The singular spectacle of nearly an entire property dedicated to Trees, did not fail to attract the attention of his neighbours, who entertained no belief of the extraordinary success of Wood, in these high latitudes; but the repeated premiums and medals, conferred by the Society of Arts, soon attested the importance of his operations. After the plantations had grown for five-andtwenty years or more, Mr White began to think of establishing his residence on the spot. For that purpose, he built a commodious House and offices; he laid out an excellent KitchenGarden; and added Shrubberies, a Piece of Water, and a handsome little Park, all cut out of this extensive woodland.
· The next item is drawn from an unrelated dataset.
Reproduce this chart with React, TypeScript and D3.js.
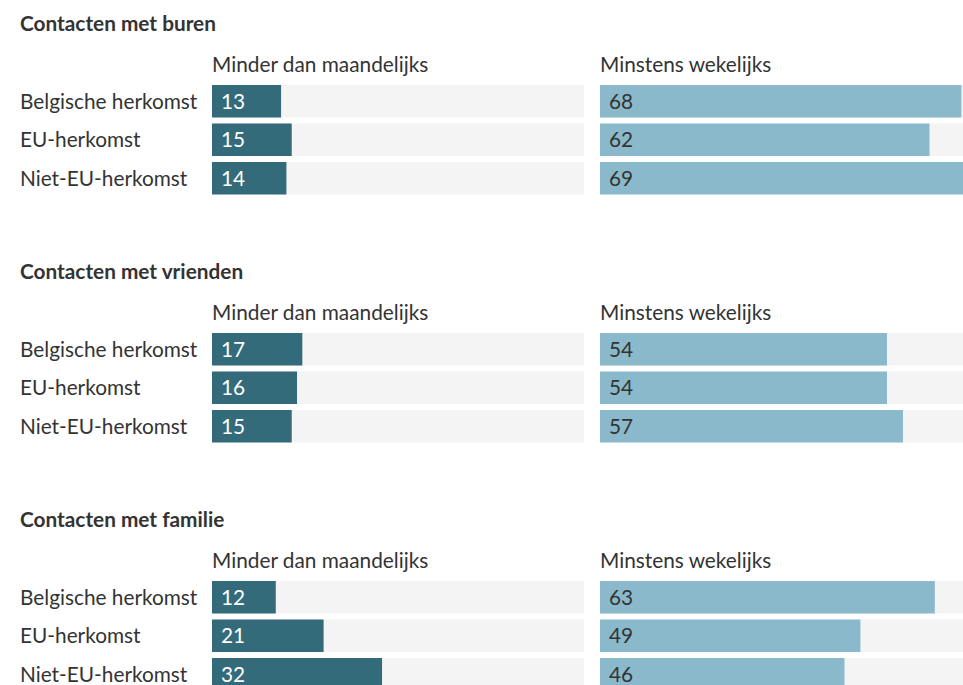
import React from "react";
import * as d3 from "d3";

const topics = ["Contacten met buren", "Contacten met vrienden", "Contacten met familie"];
const groups = ["Belgische herkomst", "EU-herkomst", "Niet-EU-herkomst"];
const columns = ["Minder dan maandelijks", "Minstens wekelijks"];
const lessThanMonthly = [
  [13, 15, 14],
  [17, 16, 15],
  [12, 21, 32],
];
const atLeastWeekly = [
  [68, 62, 69],
  [54, 54, 57],
  [63, 49, 46],
];

const W = 963;
const H = 685;
const PANEL_STEP = 248;
const COL_X = [212, 600];
const TRACK_W = 372;
const COLORS = ["#346b7a", "#8ab9cb"];
const LABEL_COLORS = ["#ffffff", "#333333"];
const FONT = "Lato, 'Noto Sans', sans-serif";
const TEXT_SIZE = 20.8;

export default function App() {
  const x = d3.scaleLinear().domain([0, 70]).range([0, TRACK_W]);
  const y = d3
    .scaleBand<string>()
    .domain(groups)
    .range([85, 194.5])
    .paddingInner(6 / 38.5)
    .paddingOuter(0);

  const series = [lessThanMonthly, atLeastWeekly];

  return (
    <svg
      width={W}
      height={H}
      style={{ position: "fixed", top: 0, left: 0, background: "#fff" }}
      fontFamily={FONT}
    >
      {topics.map((topic, ti) => (
        <g key={topic} transform={`translate(0,${ti * PANEL_STEP})`}>
          <text x={20} y={31} fontSize={20.8} fontWeight={700} fill="#333">
            {topic}
          </text>
          {groups.map((g) => (
            <text
              key={g}
              x={20}
              y={(y(g) ?? 0) + y.bandwidth() / 2}
              dy="0.36em"
              fontSize={TEXT_SIZE}
              fill="#333"
            >
              {g}
            </text>
          ))}
          {columns.map((col, ci) => (
            <g key={col} transform={`translate(${COL_X[ci]},0)`}>
              <text x={0} y={72} fontSize={TEXT_SIZE} fill="#333">
                {col}
              </text>
              {groups.map((g, gi) => {
                const v = series[ci][ti][gi];
                const top = y(g) ?? 0;
                return (
                  <g key={g}>
                    <rect x={0} y={top} width={TRACK_W} height={y.bandwidth()} fill="#f4f4f4" />
                    <rect x={0} y={top} width={x(v)} height={y.bandwidth()} fill={COLORS[ci]} />
                    <text
                      x={9}
                      y={top + y.bandwidth() / 2}
                      dy="0.36em"
                      fontSize={TEXT_SIZE}
                      fill={LABEL_COLORS[ci]}
                    >
                      {v}
                    </text>
                  </g>
                );
              })}
            </g>
          ))}
        </g>
      ))}
    </svg>
  );
}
Enclosures, adapted to tillage, soon followed, which were added to the arable farm, already in his own occupation.

But the wonderful part of the story still remains to be told. It is well known to those, who chance to have subjected to the plough old woodland, how inconceivably even the poorest soils are meliorated, by the droppings of Trees, and particularly of the Larch, for any considerable length of time, and the rich coat of vegetable mould, which is thereby accumulated on the original surface. The first years' crops of Corn were accordingly immense; and those that followed were such, as to give an extraordinary impulse to the good culture, which gradually took place. After the park was laid down, and the farm improved, the Land-rent, fairly estimating its value to a tenant, amounted to no less than about L.250 a year.
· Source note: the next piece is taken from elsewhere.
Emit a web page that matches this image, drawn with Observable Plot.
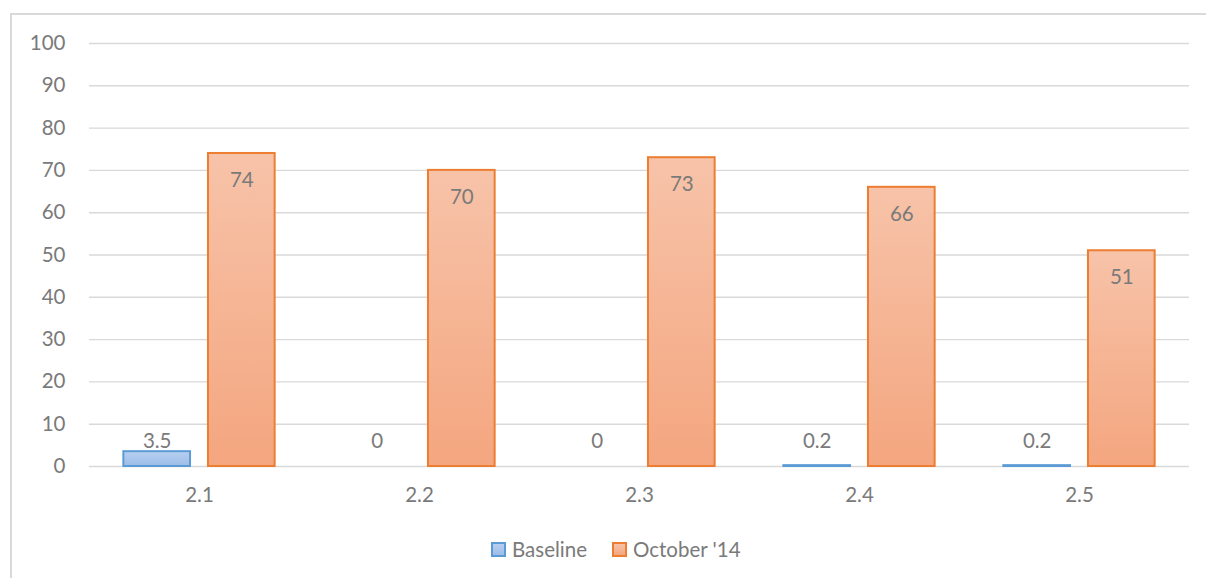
<!DOCTYPE html>
<html>
<head>
<meta charset="utf-8">
<script src="https://cdn.jsdelivr.net/npm/d3@7"></script>
<script src="https://cdn.jsdelivr.net/npm/@observablehq/plot@0.6"></script>
<style>
  html, body { margin: 0; padding: 0; background: #fff; }
  body { width: 1206px; height: 578px; position: relative; overflow: hidden; font-family: Lato, sans-serif; }
  #frame { position: absolute; left: 10px; top: 13px; width: 1300px; height: 700px; border: 2px solid #d9d9d9; box-sizing: border-box; }
  #chart { position: absolute; left: 0; top: 0; }
  #legend { position: absolute; left: 491px; top: 537px; display: flex; align-items: center; font-size: 20.5px; color: #7a7a7a; white-space: nowrap; }
  .item { display: flex; align-items: center; margin-right: 25px; }
  .swatch { width: 15px; height: 15px; box-sizing: border-box; border: 2px solid; margin-right: 6px; }
</style>
</head>
<body>
<div id="frame"></div>
<div id="chart"></div>
<div id="legend"></div>
<script>
// Chart values
const categories = ["2.1", "2.2", "2.3", "2.4", "2.5"];
const seriesNames = ["Baseline", "October '14"];
const baseline = [3.5, 0, 0, 0.2, 0.2];
const october = [74, 70, 73, 66, 51];
const yTicks = [0, 10, 20, 30, 40, 50, 60, 70, 80, 90, 100];

const strokes = { "Baseline": "#5b9bd5", "October '14": "#ed7d31" };
const gradIds = { "Baseline": "gradBase", "October '14": "gradOct" };

// Tidy rows: one per category and series
const rows = [];
categories.forEach((c, i) => {
  rows.push({ category: c, series: seriesNames[0], value: baseline[i] });
  rows.push({ category: c, series: seriesNames[1], value: october[i] });
});
const baseRows = rows.filter(d => d.series === seriesNames[0]);
const octRows = rows.filter(d => d.series === seriesNames[1]);

const svg = Plot.plot({
  width: 1206,
  height: 522,
  marginLeft: 87,
  marginRight: 15,
  marginTop: 43,
  marginBottom: 56,
  style: { fontFamily: "Lato, sans-serif", fontSize: "20.5px", color: "#7a7a7a", background: "transparent" },
  fx: { domain: categories, padding: 0, label: null },
  x: { domain: seriesNames, paddingInner: 0.212, paddingOuter: 0.406, axis: null, round: false },
  y: { domain: [0, 100], label: null },
  color: { domain: seriesNames, range: seriesNames.map(s => `url(#${gradIds[s]})`) },
  marks: [
    Plot.gridY(yTicks, { stroke: "#d9d9d9", strokeOpacity: 1, strokeWidth: 1.4 }),
    Plot.axisY(yTicks, { tickSize: 0, tickPadding: 24, label: null, fill: "#7a7a7a" }),
    Plot.axisFx({ anchor: "bottom", tickSize: 0, tickPadding: 21, label: null, fill: "#7a7a7a" }),
    // bars with zero value leave no outline
    Plot.barY(baseRows, { fx: "category", x: "series", y: "value", fill: "series", stroke: strokes["Baseline"], strokeWidth: 2, filter: d => d.value > 0 }),
    Plot.barY(octRows, { fx: "category", x: "series", y: "value", fill: "series", stroke: strokes["October '14"], strokeWidth: 2 }),
    // baseline labels sit on a common line above the axis
    Plot.text(baseRows, { fx: "category", x: "series", y: 0, text: d => String(d.value), dy: -25.5, lineAnchor: "middle", fill: "#7a7a7a" }),
    // october labels inside the top of each bar
    Plot.text(octRows, { fx: "category", x: "series", y: "value", text: d => String(d.value), dy: 27, lineAnchor: "middle", fill: "#7a7a7a" })
  ]
});

// Vertical gradient fills for each series
const defs = d3.select(svg).insert("defs", ":first-child");
const gradStops = {
  gradBase: ["#b7cff0", "#9dbde8"],
  gradOct: ["#f7c3a9", "#f4a67f"]
};
Object.entries(gradStops).forEach(([id, [top, bottom]]) => {
  const g = defs.append("linearGradient").attr("id", id).attr("x1", 0).attr("y1", 0).attr("x2", 0).attr("y2", 1);
  g.append("stop").attr("offset", "0%").attr("stop-color", top);
  g.append("stop").attr("offset", "100%").attr("stop-color", bottom);
});

document.getElementById("chart").appendChild(svg);

// Legend below the chart
const legend = d3.select("#legend");
seriesNames.forEach(s => {
  const item = legend.append("div").attr("class", "item");
  item.append("div").attr("class", "swatch")
    .style("border-color", strokes[s])
    .style("background", `linear-gradient(${gradStops[gradIds[s]][0]}, ${gradStops[gradIds[s]][1]})`);
  item.append("span").text(s);
});
</script>
</body>
</html>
In respect to the Plantations, after the first ten or twelve years, they began to pay admirably, in Pit-wood, Hedge-stakes,

and other country uses; and the Fir and Larch the best of all, from the Tanning principle so powerfully possessed by the latter, over and above the value of the Wood.-On inquiry, many years ago, I found, that the Larch-wood alone returned Mr White L.650 a year, a sum not greatly less than the price he had paid for the entire estate: And, five or six years since, it appeared, that his son, the present Mr White, had long drawn more than L.400 a year for his Larch-bark only, and L.1000 a year, as the revenue of his entire Woods!-This, it is to be observed, was derived merely from the thinnings of these thriving plantations; including, of course, the cutting out of the Place and Park, as already stated.
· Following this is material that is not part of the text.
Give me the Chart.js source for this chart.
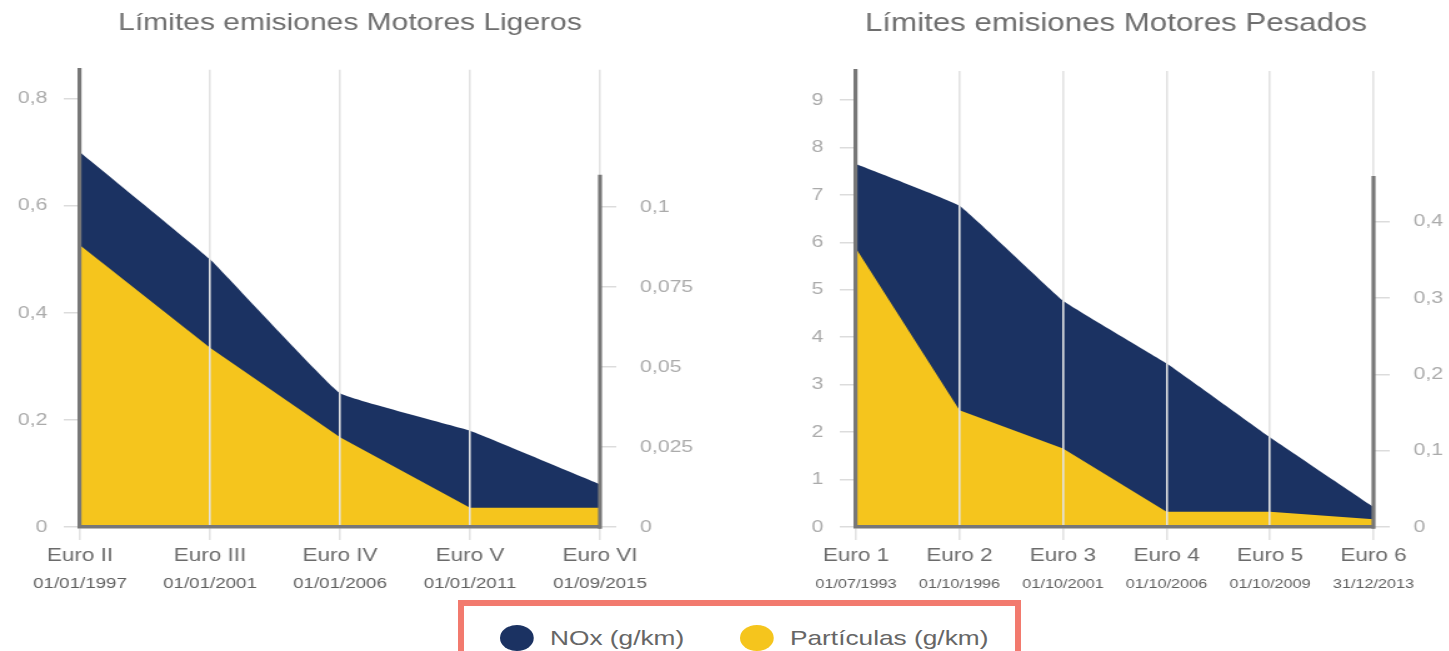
<!DOCTYPE html>
<html lang="es">
<head>
<meta charset="utf-8">
<title>Límites de emisiones</title>
<script src="https://cdn.jsdelivr.net/npm/chart.js@4.4.1/dist/chart.umd.min.js"></script>
<style>
  html, body { margin: 0; background: #fff; }
  body { position: relative; width: 1449px; height: 651px; overflow: hidden; font-family: "Liberation Sans", Arial, sans-serif; }
  canvas { position: absolute; top: 0; }
  .leyenda { position: absolute; left: 458px; top: 600px; width: 551px; height: 80px;
             border: 6px solid #f27a6e; border-bottom: none; }
  .item { position: absolute; top: 19px; display: flex; align-items: center; color: #666;
          font-size: 21px; white-space: nowrap; transform: scaleX(1.25); transform-origin: left center; }
  .punto { width: 27px; height: 26px; border-radius: 50%; margin-right: 13px; }
</style>
</head>
<body>
<!-- canvases are drawn narrow and widened by CSS (wide lettering) -->
<canvas id="ligeros" width="560" height="600" style="left:0;width:700px;height:600px"></canvas>
<canvas id="pesados" width="536" height="600" style="left:781px;width:670px;height:600px"></canvas>
<div class="leyenda">
  <div class="item" style="left:36px"><span class="punto" style="background:#1b3262"></span>NOx (g/km)</div>
  <div class="item" style="left:276px"><span class="punto" style="background:#f5c51d"></span>Partículas (g/km)</div>
</div>
<script>
// Turismos (motores ligeros)
const ligerosCats = ['Euro II', 'Euro III', 'Euro IV', 'Euro V', 'Euro VI'];
const ligerosFechas = ['01/01/1997', '01/01/2001', '01/01/2006', '01/01/2011', '01/09/2015'];
const ligerosNox = [0.70, 0.50, 0.25, 0.18, 0.08];
const ligerosParticulas = [0.088, 0.056, 0.028, 0.006, 0.006];

// Camiones (motores pesados)
const pesadosCats = ['Euro 1', 'Euro 2', 'Euro 3', 'Euro 4', 'Euro 5', 'Euro 6'];
const pesadosFechas = ['01/07/1993', '01/10/1996', '01/10/2001', '01/10/2006', '01/10/2009', '31/12/2013'];
const pesadosNox = [7.65, 6.77, 4.77, 3.45, 1.89, 0.42];
const pesadosParticulas = [0.365, 0.153, 0.103, 0.02, 0.02, 0.01];

const AZUL = '#1b3262';
const AMARILLO = '#f5c51d';
const EJE = '#777777';
const FUENTE = '"Liberation Sans", Arial, sans-serif';

function coma(v) {
    return String(+Number(v).toFixed(3)).replace('.', ',');
}

/*
 Right axis line (shorter than the chart area) and the dates under each label
*/
const extras = {
    id: 'extras',
    afterDraw(chart, args, opts) {
        const { ctx, chartArea, scales } = chart;
        ctx.save();
        ctx.strokeStyle = EJE;
        ctx.lineWidth = 3.2;
        ctx.beginPath();
        ctx.moveTo(chartArea.right, scales.y2.getPixelForValue(0) + 1.75);
        ctx.lineTo(chartArea.right, scales.y2.getPixelForValue(opts.tope));
        ctx.stroke();

        ctx.fillStyle = '#5f5f5f';
        ctx.font = opts.tamFecha + 'px ' + FUENTE;
        ctx.textAlign = 'center';
        ctx.textBaseline = 'alphabetic';
        opts.fechas.forEach((f, i) => {
            ctx.fillText(f, scales.x.getPixelForTick(i), chartArea.bottom + 61);
        });
        ctx.restore();
    }
};

function grafico(id, o) {
    const tickFont = { family: FUENTE, size: 17 };
    return new Chart(document.getElementById(id), {
        type: 'line',
        data: {
            labels: o.cats,
            datasets: [
                {
                    label: 'Partículas (g/km)',
                    data: o.particulas,
                    yAxisID: 'y2',
                    backgroundColor: AMARILLO,
                    borderColor: 'rgba(0,0,0,0)',
                    tension: 0,
                    fill: 'origin'
                },
                {
                    label: 'NOx (g/km)',
                    data: o.nox,
                    yAxisID: 'y',
                    backgroundColor: AZUL,
                    borderColor: 'rgba(0,0,0,0)',
                    tension: 0.08,
                    fill: 'origin'
                }
            ]
        },
        options: {
            responsive: false,
            animation: false,
            events: [],
            layout: { padding: 0 },
            elements: {
                point: { radius: 0 },
                line: { borderWidth: 0 }
            },
            plugins: {
                legend: { display: false },
                tooltip: { enabled: false },
                title: {
                    display: true,
                    text: o.titulo,
                    color: '#6e6e6e',
                    font: { family: FUENTE, size: o.tamTitulo, weight: 'normal' },
                    padding: { top: 9, bottom: 32 }
                },
                extras: { tope: o.tope, fechas: o.fechas, tamFecha: o.tamFecha }
            },
            scales: {
                x: {
                    grid: { color: '#e2e2e2', lineWidth: 1.6, tickLength: 13, z: 1 },
                    border: { color: EJE, width: 3.5, z: 2 },
                    ticks: {
                        color: '#6b6b6b',
                        padding: 5,
                        maxRotation: 0,
                        autoSkip: false,
                        font: { family: FUENTE, size: 18 }
                    },
                    afterFit: s => { s.height = 73; }
                },
                y: {
                    position: 'left',
                    min: 0,
                    max: o.maxIzq,
                    grid: { drawOnChartArea: false, tickLength: 13, tickColor: '#dcdcdc', lineWidth: 1.5 },
                    border: { color: EJE, width: 3.2, z: 2 },
                    ticks: {
                        stepSize: o.pasoIzq,
                        includeBounds: false,
                        color: '#ababab',
                        padding: 13,
                        font: tickFont,
                        callback: coma
                    },
                    afterFit: s => { s.width = o.anchoIzq; }
                },
                y2: {
                    position: 'right',
                    min: 0,
                    max: o.maxDer,
                    grid: { drawOnChartArea: false, tickLength: 13, tickColor: '#dcdcdc', lineWidth: 1.5 },
                    border: { display: false },
                    ticks: {
                        stepSize: o.pasoDer,
                        includeBounds: false,
                        color: '#ababab',
                        padding: 19,
                        font: tickFont,
                        callback: coma
                    },
                    afterBuildTicks: s => {
                        s.ticks = s.ticks.filter(t => t.value <= o.ultimoDer + 1e-9);
                    },
                    afterFit: s => { s.width = o.anchoDer; }
                }
            }
        },
        plugins: [extras]
    });
}

grafico('ligeros', {
    titulo: 'Límites emisiones Motores Ligeros',
    tamTitulo: 24,
    cats: ligerosCats,
    fechas: ligerosFechas,
    nox: ligerosNox,
    particulas: ligerosParticulas,
    maxIzq: 0.854, pasoIzq: 0.2,
    maxDer: 0.1428, pasoDer: 0.025, ultimoDer: 0.1,
    tope: 0.11,
    anchoIzq: 64, anchoDer: 80,
    tamFecha: 15
});

grafico('pesados', {
    titulo: 'Límites emisiones Motores Pesados',
    tamTitulo: 25,
    cats: pesadosCats,
    fechas: pesadosFechas,
    nox: pesadosNox,
    particulas: pesadosParticulas,
    maxIzq: 9.61, pasoIzq: 1,
    maxDer: 0.5974, pasoDer: 0.1, ultimoDer: 0.4,
    tope: 0.46,
    anchoIzq: 60, anchoDer: 62,
    tamFecha: 13
});
</script>
</body>
</html>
To those acquainted with the rapid progress made by the Larch, on a gravelly soil, on which any tolerable quantity of vegetable mould has been aggregated, it is a well-known fact, that it doubles its value every three years, after fifteen years old, and every five years, after five-and-twenty; so that it was obvious, that, in that ratio, it must soon reach the greatest size and value, that the soil and climate would admit. This period has now nearly arrived; and a valuation having been made of the whole of the Fir and Larch Wood on the estate, it amounted last year (1826) to the surprising sum of L.40,000, putting no value on any other species of wood!!! Whatever is at its best, it is pretty clear, can admit of no further improvement; so that the judicious owner, as I am informed, has it now in contemplation, to cut down the whole; and, after taking two crops of Corn (which must be of the most abundant sort), to plant the estate anew, in order to create a second fortune for his family!

I regret that I am not so much acquainted with the details, as to give a comparative view of the Expenditure, and the Returns from the beginning; as it might prove interesting to those who are embarking, or who may hereafter embark, in similar designs. But there is good ground to believe, that Arboricultural skill and perseverance were never more amply or speedily rewarded, even during the life-time of the planter, than by this judicious and most successful speculation.